Sometimes It’s Hairy

In The Flow of Time – August 21, 2025

From 1820s firefighting to hair gel. Yep. I go down a lot of ratholes. It’s 1822.

Marie Laveaux was a hairdresser. In early 19th century New Orleans, that meant house calls. Historically we have zero details, but from period sources we can surmise that she had clients, put them into intricate hairdos, and got paid for her work.

So, your author is a white-haired white guy with vanishing hair. What I know about this world is… nothing. But, what the hell. My protagonist is a young free woman of color in a slave society. Suck it up buttercup, get into it. This isn’t a chapter about hairdressing, but that is the key background element. I need Marie to be with a rich white client, and her daughter. It is almost certain that she used these connections in “high society” to learn about what was going on that might affect her, her family, and her Voudou congregation. So I need to know enough about 1820s hairdressing to make this work.

I started in a document I had already discovered, written by Eliza Ripley, a memoir of her youth in 1840s New Orleans: Social Life in Old New Orleans: Being Recollections of my Girlhood. It’s a wonderful source of the everyday, from a woman’s point of view, including (among a great deal of other topics) hairdressing and pomades. She describes the “dusky Henriette Blondeau” her mother’s hairdresser: what she used, how to make pomades, the hair styles… and this is precisely the nature of the scene I’m going to write: a free woman of color in the home of the rich white folks doing their hair. I just need to move it 20 years earlier in time. (Geekish aside: Blondeau is in the 1842 New Orleans directory, so I know where she lived. Doesn’t matter, she’s not in the story, she’s a reference point, a model for Marie. But… yeah, I know every name in New Orleans in 1842 and where they lived (and 1832, an 1822…)
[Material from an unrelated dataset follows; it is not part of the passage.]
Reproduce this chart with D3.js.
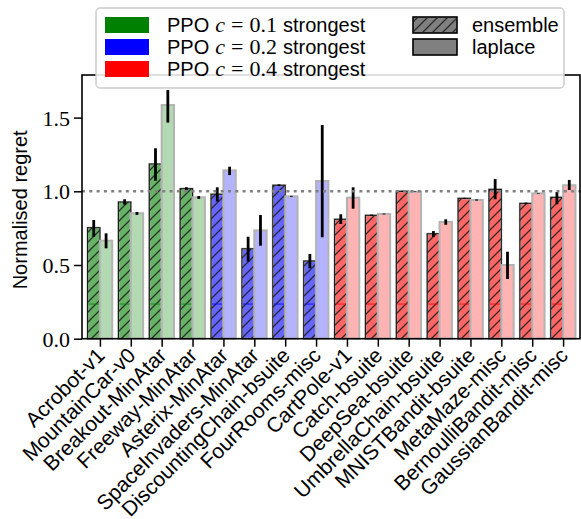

Ripley’s reminiscence led into recipes (receipts) for various pomades (bear fat, tallow, castor oil, and god knows what else) used to plaster hair in place. And bandoline (a particular kind of pomade), hair pins, combs, curled bangs, hair pads, and how it all worked. Visited a bunch of blogs, most of it Victorian discussing later versions of bandoline made with tree gums. But I found lots of clues on the original, which was based on quince seeds. The word bandoline appears in English in 1846.

And we fall neatly into how I have imagined Marie. She is a naturalist, an herbalist, a healer, she knows plants and what they’re good for, from her grandmother, who learned from her mother, a Choctaw healer.

So, we don’t need chapter and verse, I need enough background on “hair tech” so that the right words or thoughts can flow into the conversation, and I know it’s all plausible. You, as reader, will never know the difference. In this case, I imagine Marie knows she can make a hair gel out of quince seeds, it’s water soluble so relatively easy to wash out when you want, much less greasy and stinky than bear or mutton fat. I know what it smells like, what it feels like. This is a trade secret, 20 years before it becomes widespread knowledge. Which fits her personality and character perfectly. She is a very smart woman with unusual resources. This is in fact pure fiction.

I consider it a badge of some honor that my fellow writers in my critique group cannot tell when I’m making shit up, and when it’s historical. Because the shit I make up has roots deep, deep within historical fact.